My best friend arranged the whole thing. She asked what I’d like for this momentous birthday and Liverpool and the Beatles trek was the first thing to mind. I have been a lifelong fan, ever since hearing ‘She Loves You’ on my little salmon and white transistor radio under my pillow in 1964. I was hooked. The first song I learned on the guitar was The Beatles’ ‘The Night Before’. I wrote about this in an earlier Blog about the 5th Beatle, George Martin. I was gutted when the Beatles broke up, but followed their solo careers….except Ringo until recently.

So we arrived in Liverpool at Lime Street station, walked to our hotel and got ready for part one of the pilgrimage, The Cavern Club where the Beatles played nearly 300 gigs. Problem is, the original club was closed in 1973. British Rail thought they needed a ventilation shaft for a new underground (subway) line and tore down that whole side of Mathew Street, burying the club under tons of rubble. It became a car park. And it was never used by British Rail after all that. Attempts were made to recreate the Cavern Club in the area, even across the street, but it just wasn’t the same.

In the 1980’s, following John Lennon’s untimely death in November 1980, people gathered at the old site until it was decided to dig out the rubble and recreate the original club as close as possible. They did just that, even using 15,000 of the old bricks dug from the old club to reconstruct the Cavern Club as it was when the Beatles played there. The main difference is the bar has been relocated and is much larger than the original where the likes of Cilla Black worked. The venue has live music all day from noon to midnight featuring everything from Beatles tribute bands to the latest Indie groups. But it’s still mostly Beatles. It certainly was when we visited. Even across the street from the Cavern Club, beside the Cavern Pub.

We arrived in Liverpool on a Sunday afternoon. The weather was sunny and mild. A short walk later, we arrived at our hotel in the centre of the city. We had no idea just how close we were to the famed club. We had tickets for that night to see a group who played only Beatles music. How appropriate. After wandering down to Albert Dock alongside the Mersey, getting our bearings, we headed to The Cavern Club. I felt like that little boy with his trasistor radio.

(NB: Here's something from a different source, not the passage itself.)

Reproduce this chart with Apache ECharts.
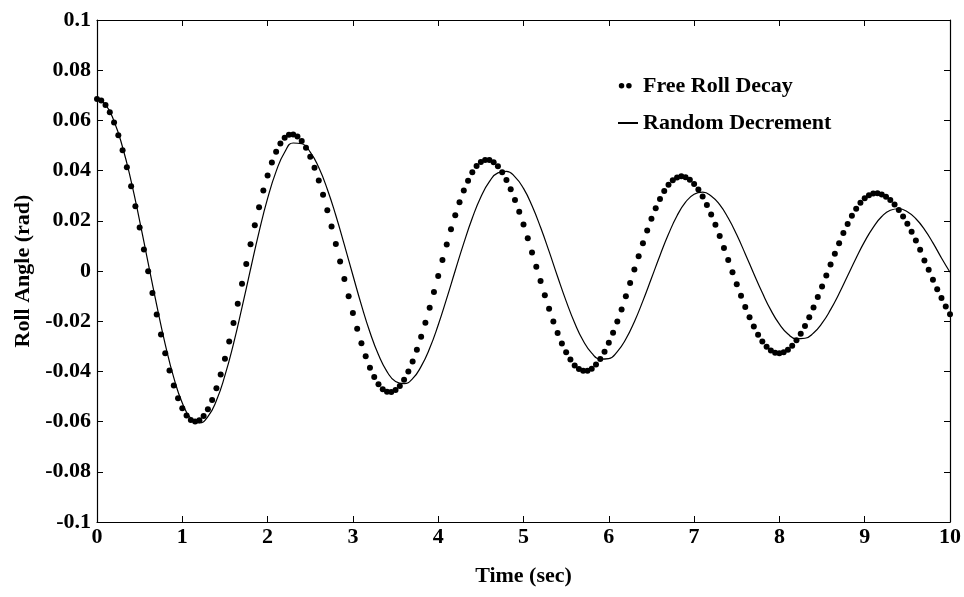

The entrance has changed since the days of the Fab4. You wind your way down the stairs and enter the holy of holies. It’s everything you imagined it would be….crowded, very hot and noisy. A warm-up trio called The Shakers played 60’s tunes, some Stones, Gerry and the Pacemakers, all that. They were Scousers all. Scousers you say? A term given to Liverpudlians, especially those from Merseyside, the docks area. It comes from a Scandinavian and German term (lobscouse….Norwegian) meaning a meat/fish stew eaten by sailors. It was introduced to Liverpool by Swedish and German sailors. The name was shortened and is now more a term referring to the local accent than any food.

Then the featured act came on. By this time, we had miraculously found a seat, in one of the wings off the main aisle leading to the stage and opposite a young Scouse couple. Turns out it was the young lady’s 24th birthday. We introduced ourselves and discovered that the birthday girl’s grandfather was Paul McCartney’s first cousin. She knew very little about the Beatles. Her boyfriend (30) was the real fan. He loved her grandad’s stories about growing up with a legend. The grandad hated Heather, Paul’s third wife. She told him not to smoke in his own house during a visit. He told her, “Fuck off and get out of my house!” in his strongest Scouse. Paul came back. She never did.

The grandad loved Linda. Paul and she used to babysit Paul’s cousin’s daughter (our young lady’s mum) when in Liverpool. Paul sang her ‘Blackbird’ to put her to sleep. Happier days. The stories kept coming about the Beatles visits to her grandad’s place. Apparently, Paul’s cousin wasn’t impressed. He preferred Freddy and the Dreamers and Frankie Vaughan. We were in the middle of another story about one of Paul’s visits when that famous G7sus4 chord began the Faux Beatles’ set. ‘A Hard Day’s Night’. I almost cried.

These guys were the real deal. They played the songs straight, dressed in Beatles attire and grew their hair like the early Beatles had it. You understand, of course, that the suits were their manager Brian Epstein’s idea. When the Fab4 played The Cavern Club, they wore leather jackets and bluejeans. They preferred that look but deferred to Epstein’s wishes that the lads appear cleancut and wholesome. But they were fun-loving, quick-witted, cheaky Scousers and that would eventually win the day.

Even the Faux Beatles’ musical instruments were authentic reproductions of the real Beatles’, even the mics, amps and Ludwig drums. Tune after tune poured out. Their rendition of ‘Lucy in the Sky with Diamonds’ was spell binding. They asked for requests. I kept yelling ‘She Loves You’, but I was further back and in one of the wings, so my voice was drowned out. The one song I wanted to hear. Not to be. They ended with ‘I Should Have Known Better’. An admirable substitute. I left the Cavern Club a happy pilgrim.